St. Francis native Dakotah Lindwurm became the first Minnesotan to make the U.S. team for this summer's Paris Olympics, finishing third in the women's marathon Saturday at the Olympic trials in Orlando, Fla.
Lindwurm, 28, prevailed in a gritty battle for third place and the final Olympic spot. Fiona O'Keeffe won the race in a Trials-record time of two hours, 22 minutes, 10 seconds, with American record holder Emily Sisson second in 2:22:42. Lindwurm pulled away from Caroline Rotich with about two miles left to finish in 2:25:31, wrapping up the last of the three available Olympic berths.
Conner Mantz won the men's division in 2:09:05, with training partner and former Brigham Young teammate Clayton Young second in 2:09:06. Leonard Korir was third in 2:09:57.
Mantz and Young were named to the Olympic team, but Korir's time did not achieve the standard he needed to make the team Saturday. He still could qualify for the Paris Games if the U.S. is awarded a third Olympic berth in the men's marathon via the world rankings on May 5.
A two-time winner of Grandma's Marathon, Lindwurm entered the race with a personal-best time of 2:24:40, earned with a 12th-place finish at last fall's Chicago Marathon. She trains with the Minnesota Distance Elite club in the Twin Cities. After Saturday's race, she could barely hold back tears as she was wrapped in an American flag.
"I was just calling on the Lord those last four miles,'' Lindwurm said in a post-race interview with NBC. "I knew I had a little bit of a gap on (the fourth-place runner), and I was just praying to God that he could help me through.

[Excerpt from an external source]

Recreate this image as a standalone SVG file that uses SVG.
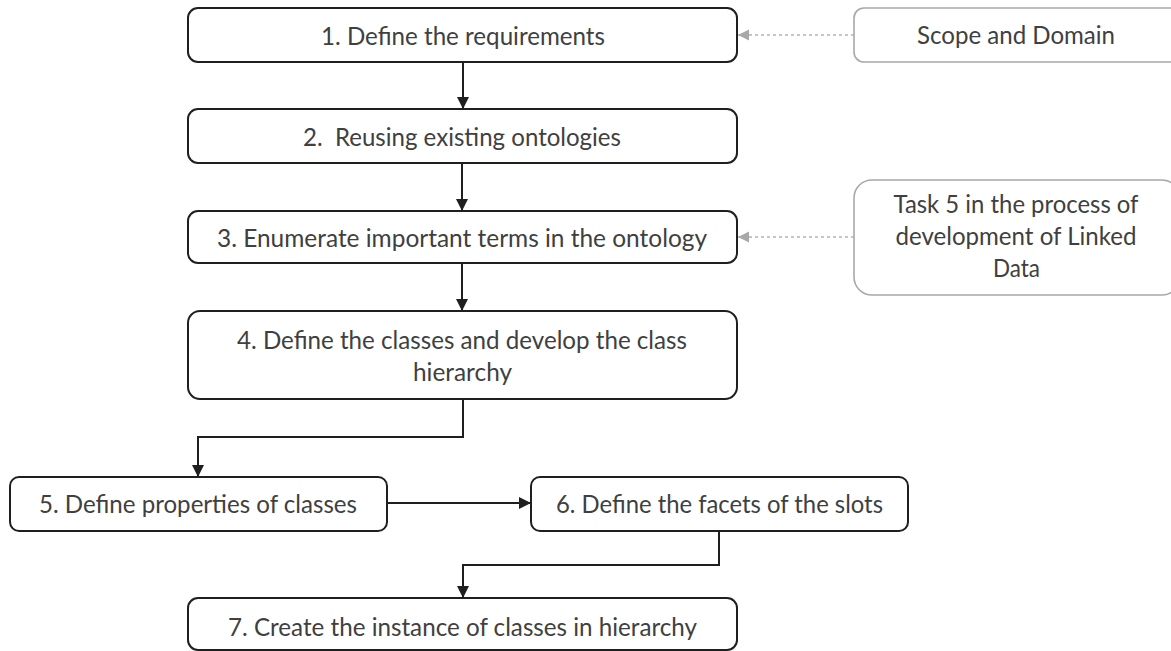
<svg xmlns="http://www.w3.org/2000/svg" width="1171" height="651" viewBox="0 0 1171 651">
  <defs>
    <style>
      .step { fill: #ffffff; stroke: #1f1f1f; stroke-width: 2; }
      .note { fill: #ffffff; stroke: #a8a8a8; stroke-width: 1.6; }
      .label { font-family: Lato, "Open Sans", "Liberation Sans", sans-serif; font-size: 25px; font-weight: 400; fill: #404040; text-anchor: middle; }
      .flow { fill: none; stroke: #1f1f1f; stroke-width: 2; }
      .hint { fill: none; stroke: #b4b4b4; stroke-width: 1.6; stroke-dasharray: 3 3; }
    </style>
    <marker id="arrow" viewBox="0 0 10 10" refX="10" refY="5" markerWidth="6" markerHeight="6" markerUnits="strokeWidth" orient="auto">
      <path d="M0,0 L10,5 L0,10 Z" fill="#1f1f1f"/>
    </marker>
    <marker id="arrow-grey" viewBox="0 0 10 10" refX="10" refY="5" markerWidth="7" markerHeight="7" markerUnits="strokeWidth" orient="auto">
      <path d="M0,0 L10,5 L0,10 Z" fill="#a8a8a8"/>
    </marker>
  </defs>
  <rect width="1171" height="651" fill="#ffffff"/>

  <!-- connectors -->
  <g id="connectors">
    <path class="flow" d="M463,62 V109" marker-end="url(#arrow)"/>
    <path class="flow" d="M462,163 V211" marker-end="url(#arrow)"/>
    <path class="flow" d="M462,263 V311" marker-end="url(#arrow)"/>
    <path class="flow" d="M463,399 V437 H198 V477" marker-end="url(#arrow)"/>
    <path class="flow" d="M387,503 H531" marker-end="url(#arrow)"/>
    <path class="flow" d="M719,531 V565 H463 V598" marker-end="url(#arrow)"/>
    <path class="hint" d="M854,35 H738" marker-end="url(#arrow-grey)"/>
    <path class="hint" d="M854,237 H738" marker-end="url(#arrow-grey)"/>
  </g>

  <g id="step1">
    <rect class="step" x="188" y="8" width="549" height="54" rx="10"/>
    <text class="label" x="463" y="45" textLength="284" lengthAdjust="spacingAndGlyphs">1. Define the requirements</text>
  </g>
  <g id="step2">
    <rect class="step" x="188" y="109" width="549" height="54" rx="10"/>
    <text class="label" x="462" y="146" textLength="318" lengthAdjust="spacingAndGlyphs" xml:space="preserve">2.  Reusing existing ontologies</text>
  </g>
  <g id="step3">
    <rect class="step" x="188" y="211" width="549" height="52" rx="10"/>
    <text class="label" x="462" y="247" textLength="490" lengthAdjust="spacingAndGlyphs">3. Enumerate important terms in the ontology</text>
  </g>
  <g id="step4">
    <rect class="step" x="188" y="311" width="549" height="88" rx="12"/>
    <text class="label" x="462" y="349" textLength="450" lengthAdjust="spacingAndGlyphs">4. Define the classes and develop the class</text>
    <text class="label" x="462.5" y="381" textLength="99" lengthAdjust="spacingAndGlyphs">hierarchy</text>
  </g>
  <g id="step5">
    <rect class="step" x="10" y="477" width="377" height="54" rx="9"/>
    <text class="label" x="198" y="513" textLength="318" lengthAdjust="spacingAndGlyphs">5. Define properties of classes</text>
  </g>
  <g id="step6">
    <rect class="step" x="531" y="477" width="377" height="54" rx="9"/>
    <text class="label" x="719.5" y="513" textLength="327" lengthAdjust="spacingAndGlyphs">6. Define the facets of the slots</text>
  </g>
  <g id="step7">
    <rect class="step" x="188" y="598" width="549" height="52" rx="10"/>
    <text class="label" x="462.5" y="636" textLength="469" lengthAdjust="spacingAndGlyphs">7. Create the instance of classes in hierarchy</text>
  </g>
  <g id="scope-note">
    <rect class="note" x="854" y="8" width="326" height="54" rx="10"/>
    <text class="label" x="1016" y="44" textLength="198" lengthAdjust="spacingAndGlyphs">Scope and Domain</text>
  </g>
  <g id="task-note">
    <rect class="note" x="854" y="180" width="326" height="115" rx="18"/>
    <text class="label" x="1016" y="213" textLength="245" lengthAdjust="spacingAndGlyphs">Task 5 in the process of</text>
    <text class="label" x="1016" y="245" textLength="241" lengthAdjust="spacingAndGlyphs">development of Linked</text>
    <text class="label" x="1016.5" y="277" textLength="47" lengthAdjust="spacingAndGlyphs">Data</text>
  </g>
</svg>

"I just had this undeniable belief in myself. I knew I could carry this flag on my shoulders and represent this country. And here we are.''
Lindwurm was the goalie for her high school girls' hockey team, a combined program with St. Francis and North Branch. She walked on to the track team at Northern State University in Aberdeen, S.D., and became a Division II all-America in the 10,000 meters and in cross-country. She finished her college career in 2017 and has been a professional runner since then, balancing that with a career as a paralegal.

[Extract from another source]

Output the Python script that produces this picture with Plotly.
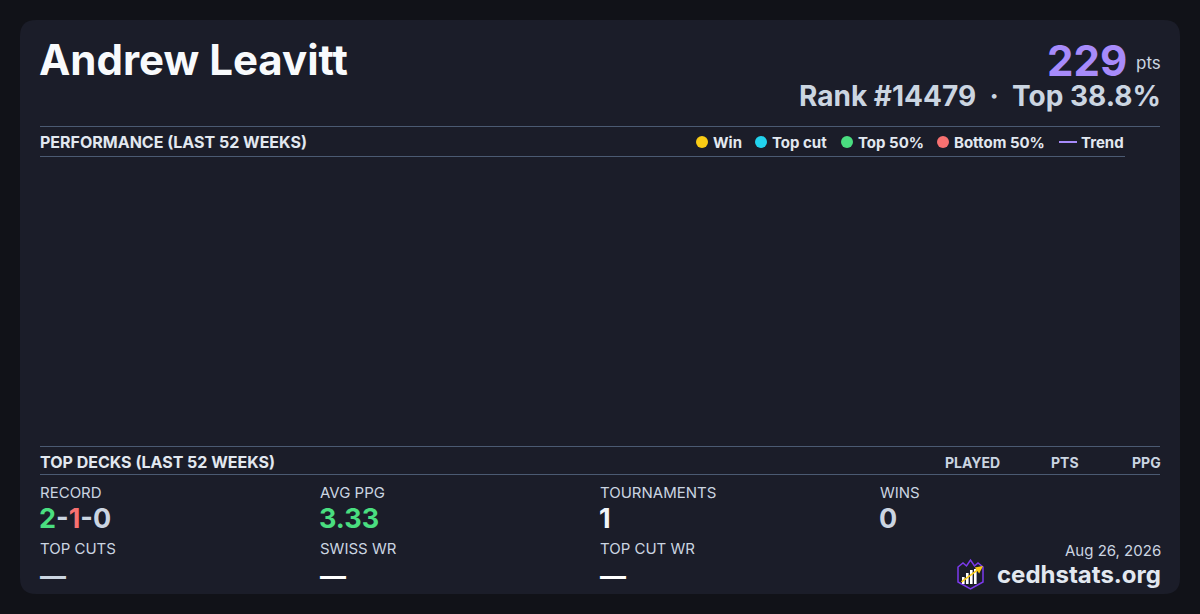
import plotly.graph_objects as go

## Player header data
player_name = "Andrew Leavitt"
points = 229
rank = 14479
top_pct = 38.8
report_date = "Aug 26, 2026"

## Performance chart (last 52 weeks) - no events plotted
perf_categories = ["Win", "Top cut", "Top 50%", "Bottom 50%"]
perf_colors = ["#facc15", "#22d3ee", "#4ade80", "#f87171"]
perf_weeks = [[], [], [], []]
perf_points = [[], [], [], []]
trend_weeks = []
trend_points = []
trend_color = "#a78bfa"

## Top decks table columns
deck_columns = ["PLAYED", "PTS", "PPG"]

## Summary stats
record_wins, record_losses, record_draws = 2, 1, 0
avg_ppg = 3.33
tournaments = 1
wins = 0
stat_labels_row1 = ["RECORD", "AVG PPG", "TOURNAMENTS", "WINS"]
stat_labels_row2 = ["TOP CUTS", "SWISS WR", "TOP CUT WR"]
stat_values_row2 = ["—", "—", "—"]

W, H = 1200, 614
PAGE = "#111218"
CARD = "#1b1d29"
RULE = "#4b5a72"
FONT = "Inter"

fig = go.Figure()

# empty performance traces on their own axes
for name, col, xs, ys in zip(perf_categories, perf_colors, perf_weeks, perf_points):
    fig.add_trace(go.Scatter(x=xs, y=ys, mode="markers", name=name,
                             marker=dict(color=col, size=10),
                             xaxis="x2", yaxis="y2", showlegend=False))
fig.add_trace(go.Scatter(x=trend_weeks, y=trend_points, mode="lines", name="Trend",
                         line=dict(color=trend_color, width=2),
                         xaxis="x2", yaxis="y2", showlegend=False))


def ann(x, y, text, size, color, xanchor="left", weight="normal", height=None):
    fig.add_annotation(x=x, y=y, xref="x", yref="y", text=text, showarrow=False,
                       xanchor=xanchor, yanchor="middle", height=height,
                       font=dict(family=FONT, size=size, color=color, weight=weight))


def hline(y, x0, x1):
    fig.add_shape(type="line", xref="x", yref="y", x0=x0, x1=x1, y0=y, y1=y,
                  line=dict(color=RULE, width=1))


# card
r = 16
fig.add_shape(type="path", xref="x", yref="y", line=dict(width=0), fillcolor=CARD, layer="below",
              path=(f"M {20+r},20 L {1180-r},20 Q 1180,20 1180,{20+r} L 1180,{594-r} "
                    f"Q 1180,594 {1180-r},594 L {20+r},594 Q 20,594 20,{594-r} "
                    f"L 20,{20+r} Q 20,20 {20+r},20 Z"))

# header
ann(37, 59, player_name, 42, "#f8fafc", weight="bold")
ann(1129, 60, str(points), 42, "#a78bfa", xanchor="right", weight="bold", height=36)
ann(1163, 63, "pts", 17, "#cbd5e1", xanchor="right")
ann(1163, 96, f"Rank #{rank}  ·  Top {top_pct}%", 28, "#cbd5e1", xanchor="right",
    weight="bold", height=32)

# performance section
hline(126.5, 40, 1160)
ann(38, 142, "PERFORMANCE (LAST 52 WEEKS)", 16, "#e2e8f0", weight="bold")
hline(156.5, 40, 1125)
leg_x = [702, 761, 847, 943]
for lx, name, col in zip(leg_x, perf_categories, perf_colors):
    fig.add_shape(type="circle", xref="x", yref="y", x0=lx - 6, x1=lx + 6, y0=136, y1=148,
                  fillcolor=col, line=dict(width=0))
    ann(lx + 9, 142, name, 15, "#e2e8f0", weight="bold")
fig.add_shape(type="line", xref="x", yref="y", x0=1059, x1=1077, y0=142, y1=142,
              line=dict(color=trend_color, width=2))
ann(1079, 142, "Trend", 15, "#e2e8f0", weight="bold")

# top decks section
hline(446.5, 40, 1160)
ann(38, 462, "TOP DECKS (LAST 52 WEEKS)", 16, "#e2e8f0", weight="bold")
for cx, name in zip([1002, 1081, 1163], deck_columns):
    ann(cx, 462, name, 14, "#cbd5e1", xanchor="right", weight="bold")
hline(474.5, 40, 1160)

# stats grid
col_x = [38, 318, 598, 878]
for cx, lab in zip(col_x, stat_labels_row1):
    ann(cx, 492, lab, 15, "#cbd5e1")
record_txt = (f"<span style='color:#4ade80'>{record_wins}</span>-"
              f"<span style='color:#f87171'>{record_losses}</span>-{record_draws}")
ann(37, 518, record_txt, 27, "#cbd5e1", weight="bold")
ann(317, 518, f"{avg_ppg:.2f}", 27, "#4ade80", weight="bold")
ann(597, 518, str(tournaments), 27, "#f1f5f9", weight="bold")
ann(877, 518, str(wins), 27, "#cbd5e1", weight="bold")
for cx, lab in zip(col_x, stat_labels_row2):
    ann(cx, 548, lab, 15, "#cbd5e1")
for cx, val, col in zip(col_x, stat_values_row2, ["#cbd5e1", "#ffffff", "#ffffff"]):
    ann(cx, 575, val, 26, col, weight="bold")

# footer
ann(1163, 550, report_date, 15, "#cbd5e1", xanchor="right")
ann(1163, 574, "cedhstats.org", 24, "#e2e8f0", xanchor="right", weight="bold")

# logo: crowned shield with bars and a rising arrow
fig.add_shape(type="path", xref="x", yref="y", line=dict(color="#7c3aed", width=1.5),
              path="M 958,567 L 963,563 L 966.5,566 L 970.5,560 L 974.5,566 L 978,563 "
                   "L 983,567 L 983,582 L 970.5,589 L 958,582 Z")
for bx, btop in zip([962, 966, 970, 974], [577, 573, 570, 569]):
    fig.add_shape(type="rect", xref="x", yref="y", x0=bx, x1=bx + 2.6, y0=btop, y1=584,
                  fillcolor="#ffffff", line=dict(width=0))
fig.add_annotation(x=983, y=566, ax=960, ay=583, xref="x", yref="y", axref="x", ayref="y",
                   text="", showarrow=True, arrowhead=2, arrowsize=1, arrowwidth=1.5,
                   arrowcolor="#facc15")

fig.update_layout(
    width=W, height=H,
    margin=dict(l=0, r=0, t=0, b=0),
    paper_bgcolor=PAGE, plot_bgcolor="rgba(0,0,0,0)",
    showlegend=False,
    xaxis=dict(range=[0, W], domain=[0, 1], visible=False, fixedrange=True),
    yaxis=dict(range=[H, 0], domain=[0, 1], visible=False, fixedrange=True),
    xaxis2=dict(domain=[40 / W, 1125 / W], visible=False, anchor="y2"),
    yaxis2=dict(domain=[1 - 446 / H, 1 - 157 / H], visible=False, anchor="x2"),
)

# drop the default page margin so the card sits flush in the window
fig.write_html("out.html", config={"displayModeBar": False},
               post_script="document.body.style.margin='0';"
                           "document.body.style.background='" + PAGE + "';")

Along with other members of Minnesota Distance Elite, Lindwurm had been living and training in Orlando for the past several weeks to acclimate to the weather, which was 61 degrees with 65% humidity at the start of the race. Saturday, she maintained position in a lead pack of 12 early in the race.
At the 12-mile mark, Lindwurm surged to the front of a 12-runner lead pack, with Minnesota Distance Elite teammate Annie Frisbie of Edina also in the group. O'Keeffe made her move near the halfway mark and began to pull away from the field in mile 20. Lindwurm settled back into the middle of the lead group, and her duel with Rotich began around mile 21.

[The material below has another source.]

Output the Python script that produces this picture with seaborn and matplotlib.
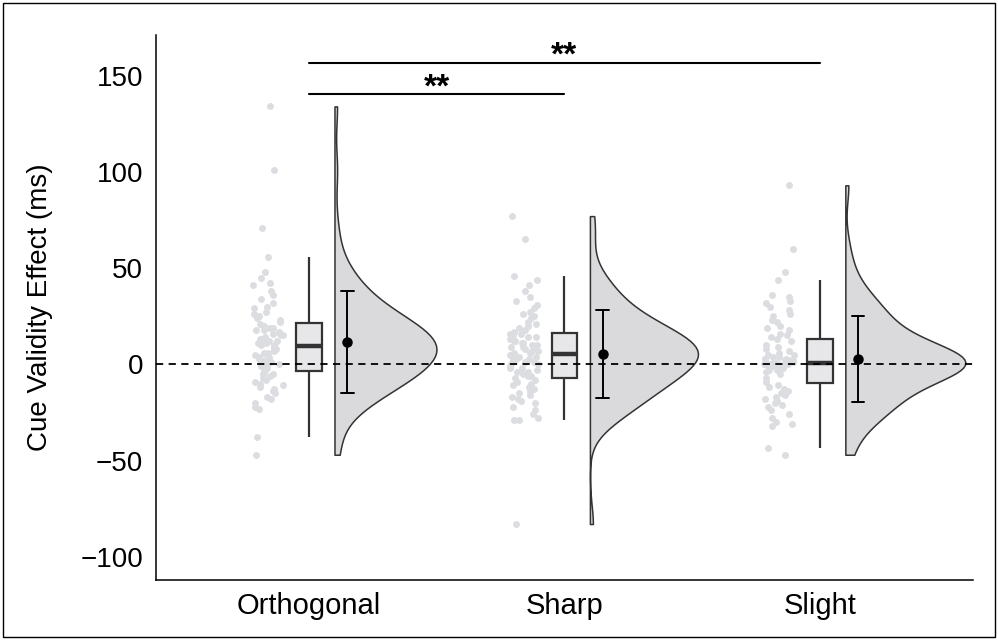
"""
Raincloud plot of the cue validity effect per cue condition.
"""
import matplotlib

matplotlib.use("Agg")
import matplotlib.pyplot as plt
import numpy as np
import pandas as pd
import seaborn as sns
from matplotlib.patches import Rectangle

GROUPS = ["Orthogonal", "Sharp", "Slight"]

orthogonal_ms = [
    134, 101, 71, 56, 22, 23, 24, 25, 26, 27, 29, 30, 32, 34, 36, 38, 41, 42, 45, 48,
    10, 10, 11, 11, 12, 12, 13, 13, 14, 15, 15, 16, 16, 17, 18, 18, 19, 19, 20, 21,
    -3, -2, -1, -1, 0, 0, 1, 1, 2, 3, 3, 4, 4, 5, 6, 6, 7, 8, 8, 9,
    -4, -5, -5, -6, -7, -8, -9, -10, -11, -12, -13, -14, -15, -17, -18, -20, -22, -23, -38, -47,
]
sharp_ms = [
    77, 65, 46, 44, 41, 38, 35, 33, 31, 29, 27, 26, 25, 24, 22, 21, 20, 19, 18, 17,
    6, 6, 7, 7, 8, 8, 9, 9, 10, 10, 11, 11, 12, 12, 13, 14, 14, 15, 16, 16,
    -7, -6, -6, -5, -4, -4, -3, -2, -2, -1, 0, 0, 1, 1, 2, 3, 3, 4, 4, 5,
    -8, -9, -10, -11, -12, -13, -14, -15, -16, -17, -18, -19, -20, -22, -24, -26, -28, -29, -29, -83,
]
slight_ms = [
    93, 60, 48, 44, 36, 35, 33, 32, 30, 28, 26, 25, 23, 22, 20, 19, 18, 16, 15, 14,
    1, 1, 1, 2, 2, 2, 3, 3, 3, 4, 4, 5, 5, 6, 7, 8, 9, 10, 12, 13,
    -9, -7, -5, -4, -3, -3, -2, -2, -2, -1, -1, -1, -1, 0, 0, 0, 0, 0, 0, 0,
    -11, -12, -13, -14, -15, -16, -17, -18, -19, -20, -21, -22, -24, -26, -28, -30, -31, -32, -43.5, -47,
]

# significance comparisons (group index pairs), bracket heights, labels
SIG_PAIRS = [(0, 1), (0, 2)]
SIG_Y = [140.2, 156.7]
SIG_LABELS = ["**", "**"]

POINT_COLOR = "#dcdde1"
BOX_FILL = "#e6e7ea"
VIOLIN_FILL = "#d9dade"
LINE_COLOR = "#333333"
VIOLIN_WIDTH = 0.47


def build_frame():
    rows = []
    for i, (name, vals) in enumerate(zip(GROUPS, [orthogonal_ms, sharp_ms, slight_ms])):
        for v in vals:
            rows.append({"group": name, "pos": i, "value": v})
    df = pd.DataFrame(rows)
    df["strip_x"] = df["pos"] - 0.16
    df["box_x"] = df["pos"] + 0.0
    df["mean_x"] = df["pos"] + 0.15
    # split violin puts its flat edge half a width left of its position
    df["violin_x"] = df["pos"] + 0.10 + VIOLIN_WIDTH / 2
    df["side"] = "right"
    return df


def main():
    np.random.seed(3)
    df = build_frame()

    sns.set_style("white")
    plt.rcParams["font.family"] = ["Liberation Sans", "DejaVu Sans"]
    plt.rcParams.update({
        "text.color": "black",
        "axes.labelcolor": "black",
        "xtick.color": "black",
        "ytick.color": "black",
    })

    fig = plt.figure(figsize=(9.98, 6.4), dpi=100)
    ax = fig.add_axes([0.156, 0.094, 0.819, 0.851])

    sns.violinplot(
        data=df, x="violin_x", y="value", hue="side", hue_order=["left", "right"],
        split=True, inner=None, cut=0, native_scale=True, dodge=False,
        width=VIOLIN_WIDTH, palette={"left": VIOLIN_FILL, "right": VIOLIN_FILL},
        linecolor=LINE_COLOR, linewidth=1.1, legend=False, ax=ax,
    )
    sns.stripplot(
        data=df, x="strip_x", y="value", native_scale=True, jitter=0.06,
        color=POINT_COLOR, size=5, linewidth=0, ax=ax, zorder=2,
    )
    sns.boxplot(
        data=df, x="box_x", y="value", native_scale=True, width=0.1,
        color=BOX_FILL, linecolor=LINE_COLOR, linewidth=1.6, showfliers=False,
        showcaps=False, medianprops={"linewidth": 3.2}, ax=ax,
    )
    sns.pointplot(
        data=df, x="mean_x", y="value", native_scale=True, errorbar="sd",
        linestyle="none", marker="o", markersize=5.5, color="black",
        capsize=0.05, err_kws={"linewidth": 1.4}, ax=ax,
    )

    ax.axhline(0, color="black", linestyle=(0, (4, 3)), linewidth=1.3, zorder=5)

    for (a, b), y, lab in zip(SIG_PAIRS, SIG_Y, SIG_LABELS):
        ax.plot([a, b], [y, y], color="black", linewidth=1.5)
        ax.text((a + b) / 2, y - 1.0, lab, ha="center", va="baseline",
                fontsize=24, fontweight="bold")

    ax.set_xlim(-0.6, 2.6)
    ax.set_ylim(-112, 171)
    ax.set_xticks(range(len(GROUPS)))
    ax.set_xticklabels(GROUPS, fontsize=21)
    ax.set_yticks([-100, -50, 0, 50, 100, 150])
    ax.set_yticklabels(["\u2212100", "\u221250", "0", "50", "100", "150"], fontsize=20)
    ax.tick_params(axis="both", length=0, pad=9)
    ax.set_xlabel("")
    ax.set_ylabel("Cue Validity Effect (ms)", fontsize=20, labelpad=20)
    for side in ["top", "right"]:
        ax.spines[side].set_visible(False)
    for side in ["left", "bottom"]:
        ax.spines[side].set_color("black")
        ax.spines[side].set_linewidth(1.1)

    fig.patches.append(Rectangle((0.003, 0.004), 0.994, 0.992, transform=fig.transFigure,
                                 fill=False, edgecolor="black", linewidth=1.0))

    fig.savefig("out.png", dpi=100)
    plt.close(fig)


if __name__ == "__main__":
    main()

As O'Keeffe and then Sisson separated from the pack, Lindwurm and Rotich ran neck and neck until mile 24. Lindwurm held an 11-second advantage on Rotich at mile 25 and maintained position through the final stretch.
O'Keeffe praised Lindwurm for running a "brave'' race. NBC analyst Kara Goucher, a two-time Olympian who grew up in Duluth, was emotional as she watched Lindwurm cross the line in third.
"My little Minnesotan,'' Goucher said. "Believing in herself, and willing herself onto that Olympic team.''
Frisbie finished 10th in 2:27:56,and Gabi Rooker of New Brighton was 19th in 2:31:25. The top Minnesotan in the men's field was Reed Fischer, a Minnetonka native who finished ninth in 2:11:34.